Augusta Preparatory Day School seventh-grader Andrew Motzkus recently signed his name on a contract, one that requires him to behave.
Augusta Prep students Susie Bohler and Mark LaVine get books for their next class. There are no locks on the school's lockers. The students are bound by the school's honor code to respect the property of others.
Photo by Jim Blaylock
Students begin learning the honor code in elementary school, and those who come into the school are indoctrinated on the policy during the admission process. Students are all required to sign the honor code publicly as a condition for attending the school.
"With the honor code, it teaches them more of a sense of community and gives them the responsibility to make that community what we would all like it to be," said Rick Cameron, head of the upper school, who spent five years as adviser to the Discipline Honor Council.
Should students forget, copies of the honor code are posted in each classroom. And on graded assignments, students write "pledged" at the top of their paper to show that it is their own work.
The honor code also provides an environment where learning is not hampered by distrust among the students. The lockers don't even have locks.
"I think we do a lot of things we wouldn't do if we were at other schools. We can lay stuff around and know that nothing will happen to it," said Patricia Quinland, an 11th-grader.
Cameron said the honor code began at the school in the 1980s. Ten students and two faculty advisers serve on the council, which investigates any infractions and makes disciplinary recommendations to the principal.

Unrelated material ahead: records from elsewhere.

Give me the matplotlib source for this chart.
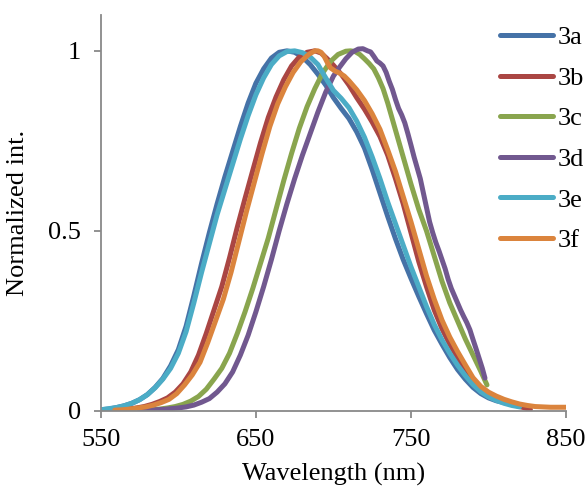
import numpy as np
import matplotlib
matplotlib.use('Agg')
from matplotlib import pyplot as plt

plt.rcParams['font.family'] = ['Liberation Serif', 'DejaVu Serif']

labels = ['3a', '3b', '3c', '3d', '3e', '3f']
colors = ['#4572A7', '#AA4643', '#89A54E', '#71588F', '#4BACC6', '#DB843D']

# wavelength (nm) / normalized intensity
wl_3a = [550, 555, 560, 565, 570, 575, 580, 585, 590, 595, 600, 605, 610, 615, 620, 625, 630, 635, 640, 645,
         650, 655, 660, 665, 670, 675, 680, 685, 690, 695, 700, 705, 710, 715, 720, 725, 730, 735, 740, 745,
         750, 755, 760, 765, 770, 775, 780, 785, 790, 795, 800, 805, 810, 815, 819]
in_3a = [.003, .005, .009, .014, .021, .031, .045, .065, .09, .125, .17, .235, .32, .41, .495, .575, .65, .72,
         .79, .855, .91, .95, .98, .996, 1.0, .996, .983, .962, .935, .905, .87, .84, .812, .775, .73, .67,
         .605, .54, .478, .42, .368, .318, .27, .224, .185, .148, .115, .088, .065, .048, .036, .028, .023,
         .019, .016]

wl_3b = [563, 568, 573, 578, 583, 588, 593, 598, 603, 608, 613, 618, 623, 628, 633, 638, 643, 648, 653, 658,
         663, 668, 673, 678, 683, 688, 692, 696, 700, 705, 710, 715, 720, 725, 730, 735, 740, 745, 750, 755,
         760, 765, 770, 775, 780, 785, 790, 795, 800, 805, 810, 815, 820, 827]
in_3b = [.003, .005, .008, .012, .018, .026, .036, .052, .075, .108, .155, .215, .28, .345, .425, .51, .59, .668,
         .745, .815, .872, .92, .958, .983, .996, 1.0, .994, .978, .96, .935, .905, .87, .838, .802, .762, .71,
         .645, .575, .495, .415, .345, .28, .228, .185, .148, .115, .087, .064, .046, .034, .026, .019, .012,
         .004]

wl_3c = [578, 583, 588, 593, 598, 603, 608, 613, 618, 623, 628, 633, 638, 643, 648, 653, 658, 663, 668, 673,
         678, 683, 688, 693, 698, 703, 708, 711, 714, 717, 720, 723, 726, 729, 732, 735, 738, 741, 744, 747,
         750, 755, 760, 765, 770, 775, 780, 785, 790, 795, 799]
in_3c = [.002, .003, .005, .008, .012, .018, .027, .04, .06, .088, .118, .16, .215, .275, .34, .41, .48, .56,
         .64, .715, .785, .845, .895, .938, .97, .99, .999, 1.0, .998, .99, .978, .965, .95, .925, .895, .855,
         .81, .765, .72, .675, .63, .56, .5, .43, .36, .3, .25, .2, .155, .11, .072]

wl_3d = [575, 580, 585, 590, 595, 600, 605, 610, 615, 620, 625, 630, 635, 640, 645, 650, 655, 660, 665, 670,
         675, 680, 685, 690, 695, 700, 704, 708, 712, 716, 719, 722, 724, 726, 728, 730, 732, 734, 736, 738,
         740, 742, 744, 746, 748, 750, 752, 754, 756, 758, 760, 762, 764, 766, 768, 770, 772, 774, 776, 778,
         780, 782, 784, 786, 788, 790, 792, 794, 796, 797.7]
in_3d = [.001, .002, .003, .004, .006, .008, .011, .016, .024, .034, .052, .075, .108, .155, .21, .275, .345,
         .42, .5, .575, .645, .71, .77, .83, .885, .93, .955, .978, .996, 1.005, 1.006, 1.0, .997, .985, .972,
         .966, .958, .94, .915, .893, .865, .84, .822, .8, .77, .738, .705, .675, .645, .605, .565, .525, .495,
         .468, .445, .42, .395, .365, .34, .32, .3, .28, .262, .245, .225, .198, .172, .145, .118, .091]

wl_3e = [550, 555, 560, 565, 570, 575, 580, 585, 590, 595, 600, 605, 610, 615, 620, 625, 630, 635, 640, 645,
         650, 655, 660, 665, 670, 675, 680, 685, 690, 695, 700, 705, 710, 715, 720, 725, 730, 735, 740, 745,
         750, 755, 760, 765, 770, 775, 780, 785, 790, 795, 800, 805, 810, 815, 820]
in_3e = [.003, .006, .009, .014, .021, .031, .045, .064, .088, .118, .16, .22, .3, .385, .465, .545, .615, .685,
         .755, .82, .878, .925, .962, .986, .998, 1.0, .995, .983, .962, .925, .89, .868, .842, .805, .76, .705,
         .645, .58, .52, .46, .4, .345, .29, .24, .197, .16, .127, .098, .073, .053, .039, .029, .021, .015,
         .011]

wl_3f = [559, 564, 569, 574, 579, 584, 589, 594, 599, 604, 609, 614, 619, 624, 629, 634, 639, 644, 649, 654,
         659, 664, 669, 674, 679, 684, 688, 690, 692, 694, 696, 698, 701, 704, 707, 710, 715, 720, 725, 730,
         735, 740, 745, 750, 755, 760, 765, 770, 775, 780, 785, 790, 795, 800, 805, 810, 815, 820, 825, 830,
         840, 850]
in_3f = [.002, .003, .005, .008, .011, .016, .023, .032, .048, .072, .1, .135, .19, .25, .31, .385, .47, .555,
         .635, .715, .79, .852, .9, .94, .97, .99, 1.0, 1.0, .996, .985, .968, .953, .944, .938, .93, .917,
         .892, .862, .825, .782, .725, .665, .595, .525, .45, .375, .31, .252, .205, .165, .128, .092, .068,
         .052, .041, .032, .025, .019, .015, .012, .01, .01]

series = [(wl_3a, in_3a), (wl_3b, in_3b), (wl_3c, in_3c), (wl_3d, in_3d), (wl_3e, in_3e), (wl_3f, in_3f)]

fig = plt.figure(figsize=(5.86, 4.95), dpi=100)
ax = fig.add_axes([0.172, 0.170, 0.794, 0.800])

for (x, y), lab, c in zip(series, labels, colors):
    ax.plot(x, y, color=c, lw=3.6, label=lab, solid_capstyle='round', solid_joinstyle='round')

ax.set_xlim(550, 850)
ax.set_ylim(0, 1.1)
ax.set_xticks([550, 650, 750, 850])
ax.set_yticks([0, 0.5, 1])
ax.set_yticklabels(['0', '0.5', '1'])
for s in ['top', 'right']:
    ax.spines[s].set_visible(False)
for s in ['left', 'bottom']:
    ax.spines[s].set_color('#898989')
    ax.spines[s].set_linewidth(1.3)
ax.tick_params(axis='both', color='#898989', width=1.3, length=5, labelsize=19)
ax.tick_params(axis='y', pad=9)
ax.tick_params(axis='x', pad=8)
ax.set_xlabel('Wavelength (nm)', fontsize=19, labelpad=9)
ax.set_ylabel('Normalized int.', fontsize=19, labelpad=14)

leg = fig.legend(loc='upper left', bbox_to_anchor=(0.853, 0.948), frameon=False, fontsize=19,
                 handlelength=2.0, handletextpad=0.2, labelspacing=0.65, borderpad=0, borderaxespad=0)
for h in leg.get_lines():
    h.set_linewidth(3.6)
    h.set_solid_capstyle('round')

fig.savefig('out.png', dpi=100)
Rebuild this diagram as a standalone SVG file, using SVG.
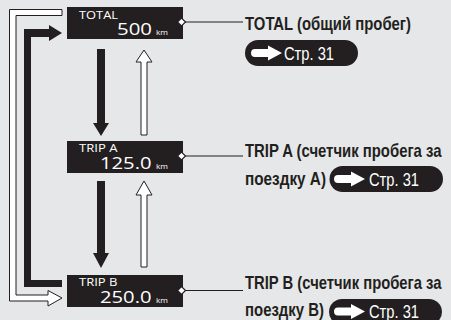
<svg xmlns="http://www.w3.org/2000/svg" width="451" height="320" viewBox="0 0 451 320">
  <defs>
    <style>
      .bg { fill: #e6e7e8; }
      .panel { fill: #231f20; }
      .lcd-s { font-family: "Open Sans", "Noto Sans", sans-serif; font-size: 10.5px; fill: #ffffff; }
      .lcd-l { font-family: "Open Sans", "Noto Sans", sans-serif; font-size: 17px; fill: #ffffff; }
      .lcd-u { font-family: "Open Sans", "Noto Sans", sans-serif; font-size: 8px; fill: #ffffff; }
      .lbl { font-family: "Liberation Sans", Arial, sans-serif; font-weight: bold; font-size: 18.5px; fill: #231f20; }
      .ref { font-family: "Liberation Sans", Arial, sans-serif; font-size: 18.5px; fill: #ffffff; }
      .lead { stroke: #231f20; stroke-width: 1.2; fill: none; }
      .dia { fill: #ffffff; stroke: #231f20; stroke-width: 1.2; }
      .blk { fill: #231f20; }
      .wht { fill: #ffffff; stroke: #231f20; stroke-width: 1; stroke-linejoin: miter; }
    </style>
    <!-- small pointing arrow used inside the page-reference pills -->
    <path id="ptr" d="M4 -4 H17 V-7.5 L31 0 L17 7.5 V4 H4 A4 4 0 0 1 4 -4 Z" fill="#ffffff"/>
  </defs>

  <rect class="bg" x="0" y="0" width="451" height="320"/>

  <!-- connectors between display modes -->
  <g id="connectors">
    <!-- TOTAL -> TRIP A -->
    <path class="blk" d="M97 49 H105 V123 H109 L101 136 L93 123 H97 Z"/>
    <!-- TRIP A -> TRIP B -->
    <path class="blk" d="M97 181 H105 V253 H109 L101 268 L93 253 H97 Z"/>
    <!-- TRIP A -> TOTAL -->
    <path class="wht" d="M141 135 V62 H136 L144 50 L152 62 H147 V135 Z"/>
    <!-- TRIP B -> TRIP A -->
    <path class="wht" d="M141 267 V195 H136 L144 181 L152 195 H147 V267 Z"/>
    <!-- TRIP B -> TOTAL (black loop) -->
    <path class="blk" d="M62 33 L49 25 V29 H24 V287 H62 V280 H31 V37 H49 V41 Z"/>
    <!-- TOTAL -> TRIP B (white loop) -->
    <path class="wht" d="M62 9.5 H9.5 V301 H48 V306 L62 298 L48 290.5 V295 H16 V15.5 H62 Z"/>
    <!-- leader lines -->
    <line class="lead" x1="185" y1="22" x2="243" y2="22"/>
    <line class="lead" x1="185" y1="156" x2="243" y2="156"/>
    <line class="lead" x1="185" y1="290.5" x2="243" y2="290.5"/>
  </g>

  <!-- TOTAL display -->
  <g id="total">
    <rect class="panel" x="67" y="7" width="116" height="32"/>
    <text class="lcd-s" x="79" y="19" textLength="39" lengthAdjust="spacingAndGlyphs">TOTAL</text>
    <text class="lcd-l" x="117" y="35" textLength="35" lengthAdjust="spacingAndGlyphs">500</text>
    <text class="lcd-u" x="156" y="35" textLength="12" lengthAdjust="spacingAndGlyphs">km</text>
    <path class="dia" d="M177.5 22 L181.5 18 L185.5 22 L181.5 26 Z"/>
  </g>

  <!-- TRIP A display -->
  <g id="trip-a">
    <rect class="panel" x="67" y="141" width="116" height="32"/>
    <text class="lcd-s" x="79" y="152" textLength="38.5" lengthAdjust="spacingAndGlyphs">TRIP A</text>
    <text class="lcd-l" x="100" y="169" textLength="51.5" lengthAdjust="spacingAndGlyphs">125.0</text>
    <text class="lcd-u" x="156" y="169" textLength="12" lengthAdjust="spacingAndGlyphs">km</text>
    <path class="dia" d="M177.5 156 L181.5 152 L185.5 156 L181.5 160 Z"/>
  </g>

  <!-- TRIP B display -->
  <g id="trip-b">
    <rect class="panel" x="67" y="275" width="116" height="32"/>
    <text class="lcd-s" x="79" y="285.5" textLength="38.5" lengthAdjust="spacingAndGlyphs">TRIP B</text>
    <text class="lcd-l" x="100" y="302.5" textLength="51.5" lengthAdjust="spacingAndGlyphs">250.0</text>
    <text class="lcd-u" x="156" y="302.5" textLength="12" lengthAdjust="spacingAndGlyphs">km</text>
    <path class="dia" d="M177.5 290.5 L181.5 286.5 L185.5 290.5 L181.5 294.5 Z"/>
  </g>

  <!-- TOTAL label -->
  <g id="label-total">
    <text class="lbl" x="245" y="30" textLength="166" lengthAdjust="spacingAndGlyphs">TOTAL (общий пробег)</text>
    <rect class="panel" x="245" y="40" width="113" height="26" rx="13"/>
    <use href="#ptr" x="251" y="53"/>
    <text class="ref" x="284" y="59.5" textLength="50" lengthAdjust="spacingAndGlyphs">Стр. 31</text>
  </g>

  <!-- TRIP A label -->
  <g id="label-trip-a">
    <text class="lbl" x="245" y="157" textLength="196.5" lengthAdjust="spacingAndGlyphs">TRIP A (счетчик пробега за</text>
    <text class="lbl" x="245" y="185" textLength="81" lengthAdjust="spacingAndGlyphs">поездку A)</text>
    <rect class="panel" x="329.5" y="166" width="113.5" height="26" rx="13"/>
    <use href="#ptr" x="334" y="179"/>
    <text class="ref" x="369" y="185.5" textLength="50" lengthAdjust="spacingAndGlyphs">Стр. 31</text>
  </g>

  <!-- TRIP B label -->
  <g id="label-trip-b">
    <text class="lbl" x="245" y="289" textLength="196.5" lengthAdjust="spacingAndGlyphs">TRIP B (счетчик пробега за</text>
    <text class="lbl" x="245" y="316" textLength="79" lengthAdjust="spacingAndGlyphs">поездку B)</text>
    <rect class="panel" x="329" y="299" width="113" height="26" rx="13"/>
    <use href="#ptr" x="334" y="311.5"/>
    <text class="ref" x="369" y="317.5" textLength="50" lengthAdjust="spacingAndGlyphs">Стр. 31</text>
  </g>
</svg>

"It's not one strike and you're out," said headmaster Jack Hall, who has suspended one student this year for breaking the code. "We do have zero tolerance, but what that means is there will be action taken. But a first-time offense is a time for education, unless it is an egregious offense."
Hall said it is the first school he has ever been to without locks on lockers. But he admits there are times when students break the code.
In September, Augusta Prep Day School seventh-grader Andrew Motzkus took part in the public signing of the school's honor code.
"It's sort of like a car; it does break down from time to time," Hall said. "Items are stolen, and students do cheat. We are not claiming to be a place where none of that exists."
The Discipline Honor Committee is not a student police force; every student is responsible for maintaining the honor code and the enforcement of it.
"It's a responsibility to be your brother's keeper, and it's a pretty awesome responsibility to put on young people," Hall said.
Getting teens to turn in their friends can sometimes be hard, Hall said. But students take the honor code seriously.
"It wouldn't be a question of hard, it would be a question of they did something wrong and it wouldn't be right if I didn't turn them in," said Lauren Bighamm, a tenth-grader.
More than reading, writing or arithmetic, the lessons learned from the school's honor code may be the most important ones at Augusta Prep, Hall said.
"Honor and integrity are two of the most important things students carry with them the rest of their lives. Honor and integrity are important no matter what you do. Our system is not perfect, but this is the way it ought to be."